I was working part time, so Fred was in charge of the kids. He didn’t have a desk at the Voice because he didn’t want anyone to know where he was. He had other fish to fry. You don’t get all that filing done at night. You have to put in other times. When he finally reached the buyout stage in the early 1990s, the Voice wanted to hold on to the copyrights of the photos. Fred blew up. Leonard Stern was the owner. Fred actually pointed out that he had gotten paid 5 dollars a photo for years. Dan Wolf had always told him, “These are your pictures.” He would have that. As it happens, it is a gift that keeps on giving—selling pictures, giving reproduction rights.

DF: Where did Fred obtain that iconic shot of Kerouac with his arms spread?

GM: It was a poetry reading. George Preston, a professor at City College. He would have these readings Sunday night. Somehow or other, Kerouac came to one of these readings. We do it to this day. If someone wants to reproduce a photo, we are very strict. One-time use only. If you get a contract from someone it is all in their favor. Cross it all out and write in what you want. If they want the picture, they’ll do it.

DF: Did you know the dancer Freddy Herko?

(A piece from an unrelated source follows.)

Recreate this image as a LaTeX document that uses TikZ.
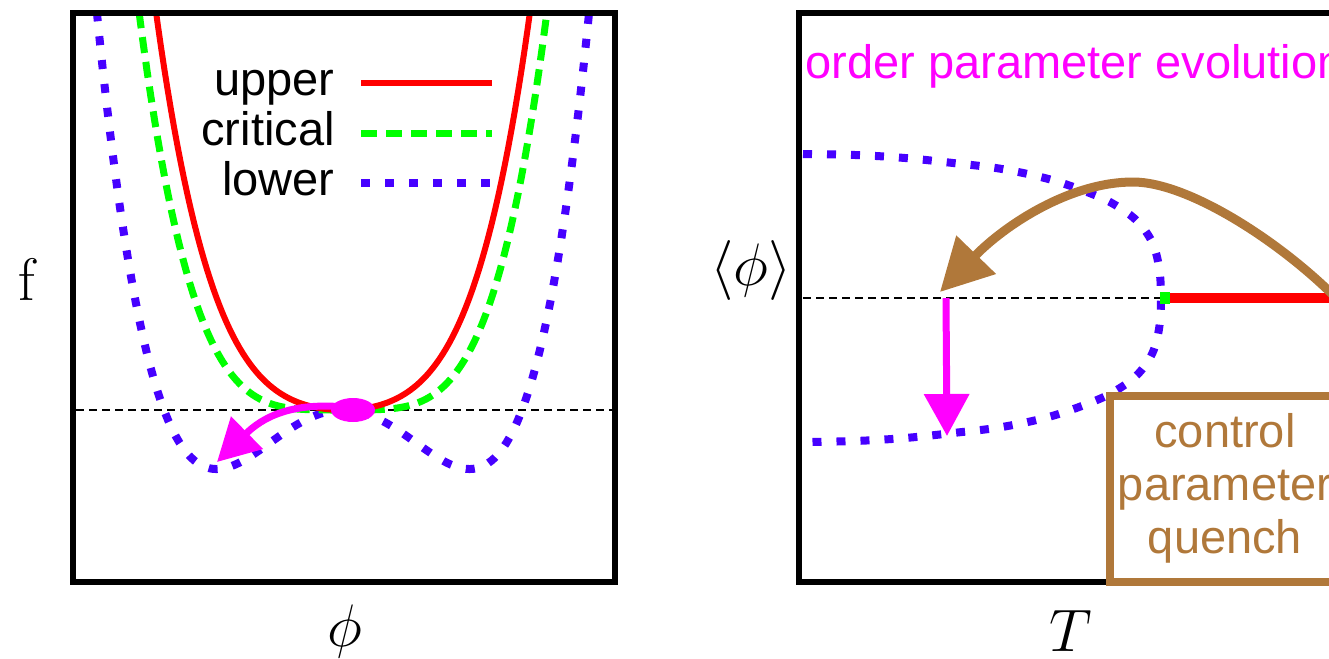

GM: Who is Freddy Herko? I’ve gotten requests. I got a six-page list of events at Judson and other places like the Living Theatre. It was from Getty.

DF: Have you heard of the play “Home Movies” by Rosalyn Drexler?

GM: I worked with Sherman Drexler, her husband. I was a teacher for a while at JHS 50 in Brooklyn.

DF: Yes, the painter Sherman Drexler told me that “moving to Newark was the worst decision in my life.”

DF: I’ve always liked the picture of Diane diPrima and LeRoi Jones sitting in the Cedar.

GM: LeRoi was a very self-contained kind of person. Hetty [Cohen, his first wife] was quite different, very warm and would stop and chat. He was very reserved.

DF: What was Fred McDarrah’s style of shooting?

GM: He didn’t like a lot of fuss. He never had a studio where he would shoot people. He was a street photographer. He always called his pictures snapshots.